THE CARNIVAL STORY
- 162 YEARS OF MAS
By Terry Joseph
Sunday Express
February 20, 2000
Page 14
Although a major part of the Trinidad Carnival mystique lies in its
unique ability to bring people of diverse backgrounds together in harmonious
circumstances, the festival was not born to such noble pursuits.
From
the inception of street parades in 1839 and for more than 100 years thereafter,
the celebration flowed in two distinctly different social streams - upper and
lower classes - occasionally coming to confluence in times of overt
patriotism. Curiously enough, that
condition was often induced by Britain's wartime adventures.
For
the most part, the upper classes held their masked balls in the great houses of
sugar estates during the 19th century Carnivals, then mobilized the
mas (but maintained their distance), by using the trays of lorries as their
stage until well into the 1950s.
Over
the same period, first the free blacks and later emancipated slaves took to the
streets on foot with a revelry largely rooted in tribal customs, to which they
added parodies of their former masters and a few inventive
characterizations.
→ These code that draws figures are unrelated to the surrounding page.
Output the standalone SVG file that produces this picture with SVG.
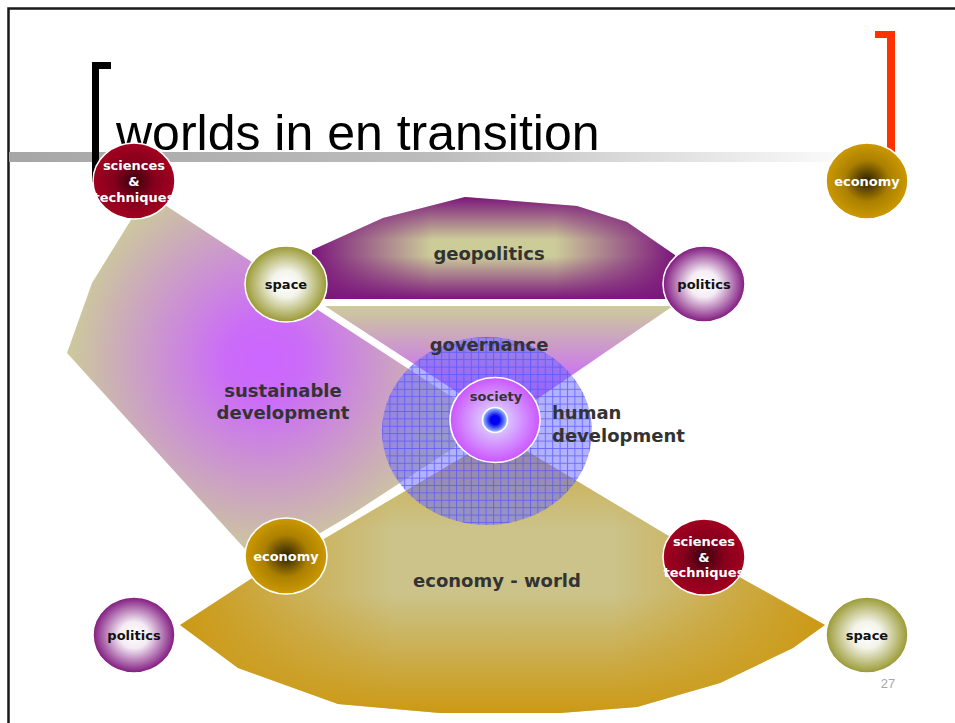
<svg xmlns="http://www.w3.org/2000/svg" width="955" height="723" viewBox="0 0 955 723">
<defs>
<style>
.lbl{font-family:"DejaVu Sans",Verdana,sans-serif;font-weight:bold;font-size:18px;fill:#333333}
.ct{font-family:"DejaVu Sans",Verdana,sans-serif;font-weight:bold;font-size:13px;text-anchor:middle}
.w{fill:#ffffff}
.k{fill:#111111}
.node{stroke:#ffffff;stroke-width:1.5}
</style>
<linearGradient id="bar" x1="8" y1="0" x2="870" y2="0" gradientUnits="userSpaceOnUse">
<stop offset="0" stop-color="#a6a6a6"/><stop offset="0.5" stop-color="#bdbdbd"/><stop offset="1" stop-color="#ffffff"/>
</linearGradient>
<radialGradient id="gSci"><stop offset="0" stop-color="#3a000e"/><stop offset="0.5" stop-color="#85001c"/><stop offset="1" stop-color="#a3001f"/></radialGradient>
<radialGradient id="gEco"><stop offset="0" stop-color="#2a1f00"/><stop offset="0.55" stop-color="#ab8000"/><stop offset="1" stop-color="#cc9900"/></radialGradient>
<radialGradient id="gSpace"><stop offset="0" stop-color="#ffffff"/><stop offset="0.35" stop-color="#f4f4ec"/><stop offset="1" stop-color="#999933"/></radialGradient>
<radialGradient id="gPol"><stop offset="0" stop-color="#ffffff"/><stop offset="0.35" stop-color="#f4ecf4"/><stop offset="1" stop-color="#80187f"/></radialGradient>
<radialGradient id="gSoc"><stop offset="0" stop-color="#eef4ff"/><stop offset="0.35" stop-color="#d8b8ff"/><stop offset="1" stop-color="#cc55ff"/></radialGradient>
<radialGradient id="gDot"><stop offset="0" stop-color="#0000ff"/><stop offset="0.35" stop-color="#0000ee"/><stop offset="1" stop-color="#a8ccff"/></radialGradient>
<linearGradient id="geoH" x1="312" y1="0" x2="675" y2="0" gradientUnits="userSpaceOnUse">
<stop offset="0" stop-color="#7b167c"/><stop offset="0.33" stop-color="#cccc99"/><stop offset="0.67" stop-color="#cccc99"/><stop offset="1" stop-color="#7b167c"/>
</linearGradient>
<linearGradient id="geoV" x1="0" y1="197" x2="0" y2="299" gradientUnits="userSpaceOnUse">
<stop offset="0" stop-color="#7b167c" stop-opacity="1"/><stop offset="0.42" stop-color="#7b167c" stop-opacity="0"/><stop offset="0.58" stop-color="#7b167c" stop-opacity="0"/><stop offset="1" stop-color="#7b167c" stop-opacity="1"/>
</linearGradient>
<linearGradient id="gov" x1="0" y1="306" x2="0" y2="420" gradientUnits="userSpaceOnUse">
<stop offset="0" stop-color="#cccc99"/><stop offset="0.6" stop-color="#cc77ee"/><stop offset="1" stop-color="#cc55ff"/>
</linearGradient>
<radialGradient id="sus" cx="265" cy="360" r="200" gradientUnits="userSpaceOnUse">
<stop offset="0" stop-color="#cc66ff"/><stop offset="0.2" stop-color="#cb6cf8"/><stop offset="1" stop-color="#cccc99"/>
</radialGradient>
<linearGradient id="ecoH" x1="180" y1="0" x2="825" y2="0" gradientUnits="userSpaceOnUse">
<stop offset="0" stop-color="#cc9914"/><stop offset="0.33" stop-color="#cbc38a"/><stop offset="0.67" stop-color="#cbc38a"/><stop offset="1" stop-color="#cc9914"/>
</linearGradient>
<linearGradient id="ecoV" x1="0" y1="430" x2="0" y2="713" gradientUnits="userSpaceOnUse">
<stop offset="0" stop-color="#cc9914" stop-opacity="0.7"/><stop offset="0.35" stop-color="#cc9914" stop-opacity="0"/><stop offset="0.58" stop-color="#cc9914" stop-opacity="0"/><stop offset="1" stop-color="#cc9914" stop-opacity="1"/>
</linearGradient>
<pattern id="grid" x="382" y="337" width="7.4" height="7.4" patternUnits="userSpaceOnUse">
<path d="M0,0.5 H7.4 M0.5,0 V7.4" stroke="#5555ff" stroke-width="1" fill="none"/>
</pattern>
</defs>

<rect x="0" y="0" width="955" height="723" fill="#ffffff"/>
<path d="M8.5,723 V8.5 H955" fill="none" stroke="#1a1a1a" stroke-width="2.5"/>
<rect x="9" y="152" width="860" height="10" fill="url(#bar)"/>
<path d="M92,182 V62 H111 V69 H99 V182 Z" fill="#000000"/>
<path d="M875,31 H895 V152 H887 V38 H875 Z" fill="#ff3300"/>
<text x="116" y="150" font-family="Liberation Sans, Arial, sans-serif" font-size="50" fill="#000000">worlds in en transition</text>

<g id="sustainable-development">
<polygon points="134,215 165,205 258,266 300,296 495,421 300,548 255,560 67,353 92,283" fill="url(#sus)"/>
</g>
<g id="geopolitics">
<polygon points="312,250 383,218 465,197 577,206 627,222 675,255 675,299 312,299" fill="url(#geoH)"/>
<polygon points="312,250 383,218 465,197 577,206 627,222 675,255 675,299 312,299" fill="url(#geoV)"/>
</g>
<g id="governance">
<polygon points="322,306 673,306 495,428" fill="url(#gov)"/>
</g>
<g id="economy-world">
<polygon points="180,625 286,556 495,432 704,557 825,625 793,648 720,683 637,707 560,713 440,713 338,704 238,668" fill="url(#ecoH)"/>
<polygon points="180,625 286,556 495,432 704,557 825,625 793,648 720,683 637,707 560,713 440,713 338,704 238,668" fill="url(#ecoV)"/>
</g>
<g id="connectors" stroke="#ffffff" stroke-width="7" stroke-linecap="butt">
<line x1="300" y1="294" x2="495" y2="421"/>
<line x1="300" y1="549" x2="495" y2="434"/>
</g>
<g id="human-development">
<ellipse cx="487" cy="431" rx="105" ry="94" fill="#6666ff" opacity="0.5"/>
<ellipse cx="487" cy="431" rx="105" ry="94" fill="url(#grid)" opacity="0.75"/>
</g>

<text class="lbl" x="489" y="260" text-anchor="middle">geopolitics</text>
<text class="lbl" x="489" y="351" text-anchor="middle">governance</text>
<text class="lbl" x="283" y="397" text-anchor="middle">sustainable</text>
<text class="lbl" x="283" y="419" text-anchor="middle">development</text>
<text class="lbl" x="552" y="419">human</text>
<text class="lbl" x="552" y="442">development</text>
<text class="lbl" x="497" y="587" text-anchor="middle">economy - world</text>

<g id="society">
<ellipse class="node" cx="495" cy="420" rx="45" ry="42.5" fill="url(#gSoc)"/>
<circle cx="495" cy="420" r="12.5" fill="url(#gDot)" stroke="#ffffff" stroke-width="1.5"/>
<text class="ct" x="496" y="401" fill="#333333">society</text>
</g>

<g id="sciences-top">
<ellipse class="node" cx="134" cy="181" rx="41" ry="38" fill="url(#gSci)"/>
<text class="ct w" x="134" y="170">sciences</text>
<text class="ct w" x="134" y="186">&amp;</text>
<text class="ct w" x="134" y="202">techniques</text>
</g>
<g id="economy-top">
<ellipse class="node" cx="867" cy="181" rx="41" ry="38" fill="url(#gEco)"/>
<text class="ct w" x="867" y="186">economy</text>
</g>
<g id="space-top">
<ellipse class="node" cx="286" cy="284" rx="41" ry="38" fill="url(#gSpace)"/>
<text class="ct k" x="286" y="289">space</text>
</g>
<g id="politics-top">
<ellipse class="node" cx="704" cy="284" rx="41" ry="38" fill="url(#gPol)"/>
<text class="ct k" x="704" y="289">politics</text>
</g>
<g id="economy-bottom">
<ellipse class="node" cx="286" cy="556" rx="41" ry="38" fill="url(#gEco)"/>
<text class="ct w" x="286" y="561">economy</text>
</g>
<g id="sciences-bottom">
<ellipse class="node" cx="704" cy="557" rx="41" ry="38" fill="url(#gSci)"/>
<text class="ct w" x="704" y="546">sciences</text>
<text class="ct w" x="704" y="562">&amp;</text>
<text class="ct w" x="704" y="577">techniques</text>
</g>
<g id="politics-bottom">
<ellipse class="node" cx="134" cy="635" rx="41" ry="38" fill="url(#gPol)"/>
<text class="ct k" x="134" y="640">politics</text>
</g>
<g id="space-bottom">
<ellipse class="node" cx="867" cy="635" rx="41" ry="38" fill="url(#gSpace)"/>
<text class="ct k" x="867" y="640">space</text>
</g>
<text x="888" y="688" text-anchor="middle" font-family="Liberation Sans, Arial, sans-serif" font-size="13" fill="#a8a8a8">27</text>
</svg>
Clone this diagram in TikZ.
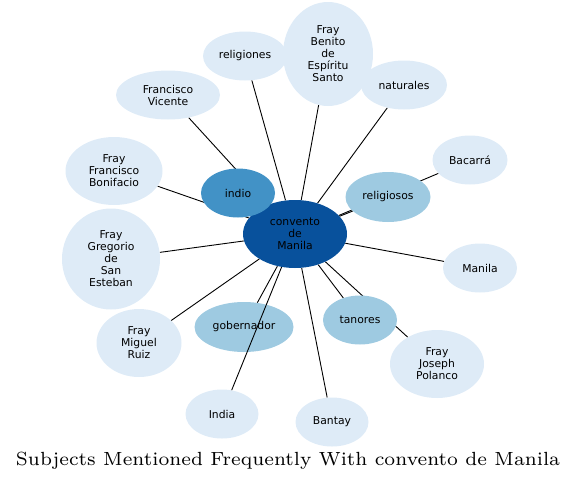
\documentclass[tikz,border=0pt]{standalone}
\usepackage{fontspec}
\newfontfamily\subjfont{DejaVu Sans}
\definecolor{hubBlue}{HTML}{08519C}
\definecolor{midBlue}{HTML}{4292C6}
\definecolor{softBlue}{HTML}{9ECAE1}
\definecolor{paleBlue}{HTML}{DEEBF7}
\usetikzlibrary{shapes.geometric, backgrounds}

\begin{document}
\begin{tikzpicture}[x=1pt, y=-1pt,
  subject/.style={ellipse, inner sep=0pt, align=center,
                  font=\subjfont\fontsize{10.8}{12}\selectfont},
  sz/.style 2 args={minimum width=#1pt, minimum height=#2pt},
  hub/.style={subject, fill=hubBlue},
  strong/.style={subject, fill=midBlue},
  medium/.style={subject, fill=softBlue},
  weak/.style={subject, fill=paleBlue},
  link/.style={black, line width=0.9pt},
  title/.style={inner sep=0pt},
]
  \useasboundingbox (0,0) rectangle (577,482);

  \node[hub, sz={104}{68}] (conv) at (295,234) {convento\\de\\Manila};

  \node[strong, sz={74}{49}] (indio) at (238,193) {indio};
  \node[medium, sz={85}{50}] (relig) at (388,197) {religiosos};
  \node[medium, sz={99}{50}] (gober) at (244,327) {gobernador};
  \node[medium, sz={74}{49}] (tanor) at (360,320) {tanores};

  \node[weak, sz={84}{49}] (religs) at (245,56) {religiones};
  \node[weak, sz={90}{104}] (benito) at (328,54) {Fray\\Benito\\de\\Espíritu\\Santo};
  \node[weak, sz={86}{49}] (natur) at (404,85) {naturales};
  \node[weak, sz={104}{49}] (vicente) at (168,95) {Francisco\\Vicente};
  \node[weak, sz={75}{49}] (bacarra) at (470,160) {Bacarrá};
  \node[weak, sz={97}{68}] (bonif) at (114,171) {Fray\\Francisco\\Bonifacio};
  \node[weak, sz={98}{101}] (gregor) at (111,259) {Fray\\Gregorio\\de\\San\\Esteban};
  \node[weak, sz={74}{49}] (manila) at (480,268) {Manila};
  \node[weak, sz={85}{68}] (ruiz) at (139,343) {Fray\\Miguel\\Ruiz};
  \node[weak, sz={94}{68}] (polanco) at (437,364) {Fray\\Joseph\\Polanco};
  \node[weak, sz={73}{49}] (india) at (222,414) {India};
  \node[weak, sz={73}{49}] (bantay) at (332,422) {Bantay};

  \begin{scope}[on background layer]
    \foreach \other in {indio, relig, gober, tanor, religs, benito, natur,
                        vicente, bacarra, bonif, gregor, manila, ruiz,
                        polanco, bantay}
      \draw[link] (conv) -- (\other);
  \end{scope}
  % this one runs over gobernador
  \draw[link] (conv) -- (india);

  \node[title] (caption) at (288,461) {\resizebox{544pt}{!}{\fontsize{7}{8}\selectfont Subjects Mentioned Frequently With convento de Manila}};
\end{tikzpicture}
\end{document}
The roots music came
from chantuellees, the lead singers, who were composing special songs for their
bands from as early as 1785.
During
the first 50 years of the 20th century, the Carnival was affected by
global and domestic conflict. There
were World Wars and local gang riots, but creativity flourished in peacetime.
Pan
was invented. Early development of the
instrument far exceeded the speed of its acceptance across the board. Calypso went international and people
actually made their own mas costumes or at least participated in the exercise.
In
the second half of that same century, Carnival first rose to a level of
extraordinary splendour, then hit a sharp curve. The burst of creativity that came in its glory days radiated from
both social groups and was identifiable in every component of the
festival. Historical and tribal mas
presented educational and aesthetically pleasing images. Pan development enjoyed both diversification
and a sense of urgency and calypso chalked up a reprise of its golden age.
However,
by the turn of the 1990s, much of the applause earned earlier in the period had
subsided, as the festival had undergone a categorical shift of focus, one that
clearly pleases the majority, but continues to be a source of bother to more
than a few.
Like
the rest of the society, Trinidad Carnival had in fact been touched by a number
of social and economic realities. The
Black Power movement that began at the turn of the 1970s and the boom economy,
that followed far too soon to keep reason intact, changed spending habits at
all levels.
This
national windfall, which helped to fund the rise of disc jockeys and music
bands of extraordinary amplification, dramatically changed every aspect of the
festival too. Its benefits did not
however trickle down to the level of pan research and development, stalling the
progress that had been made with the instrument up to that time.
In
addition, there was women's liberation, the creation of soca, a runaway cost of
living, computer-aided design ad marketing of mas bands, production-line
manufacture of costumes, the popularity of synthetic fabrics, emergence of the
entrepreneurial producers and performers, the effect of radio and television
and the fitness craze.
Applied
concurrently, these deceptively unrelated components had the capacity to
irretrievably alter the form and content of the Carnival. Slowly at first, but completely by the end
of the 20th century, the festival changed from a cutting-edge
creative crucible, to a market-driven, manufactured commodity.
Mas
dumped traditional themes and elaborate portrayals, opting for minimal clothing
and fantasy presentations. Once an
integral part of pre-Carnival fetes and the main parade, pan music was
sequentially marginalized. Traditional
calypso first gave way to soca, and then lost further ground when the Road
March became the most lucrative form of a new genre called "festival
music".
The
most dramatic shift however took place in the very gender of the masquerade,
with women moving from a laughably small minority of the costumed revelers back
in the 1950s, to what the National Carnival Bands Association (NCBA) now
estimates at fully 85 percent of the annual parade population.
From
the lower-class jamettes of the mid-20th century, the streets
largely surrendered in the latter-day to the aerobics-oriented lovelies of the
middle-class. Consider now that more
than 55,000 masqueraders crossed the Queen's Park Savannah stage during the
1999 Carnival.
This
series, which from today will appear this week in the Express, will
trace some of the hallmark events that took place during the past 162 years of
Carnivals (during WWII, the festival was banned for four years), highlighting
icons, major factors, groups and personalities in the change process and
stopping on occasion to do real-time comparisons with today's Carnival.
We
shall examine calypso's major leaps, as well as the hurdles it failed to clear. From its first known verses, through the
watershed 1939 contest, when the first prize was $20, to the end of the century
when Singing Sandra took home more than $300,000 for her win.
But
it was not just the money and the mas.
As we shall see, there was also the mayhem.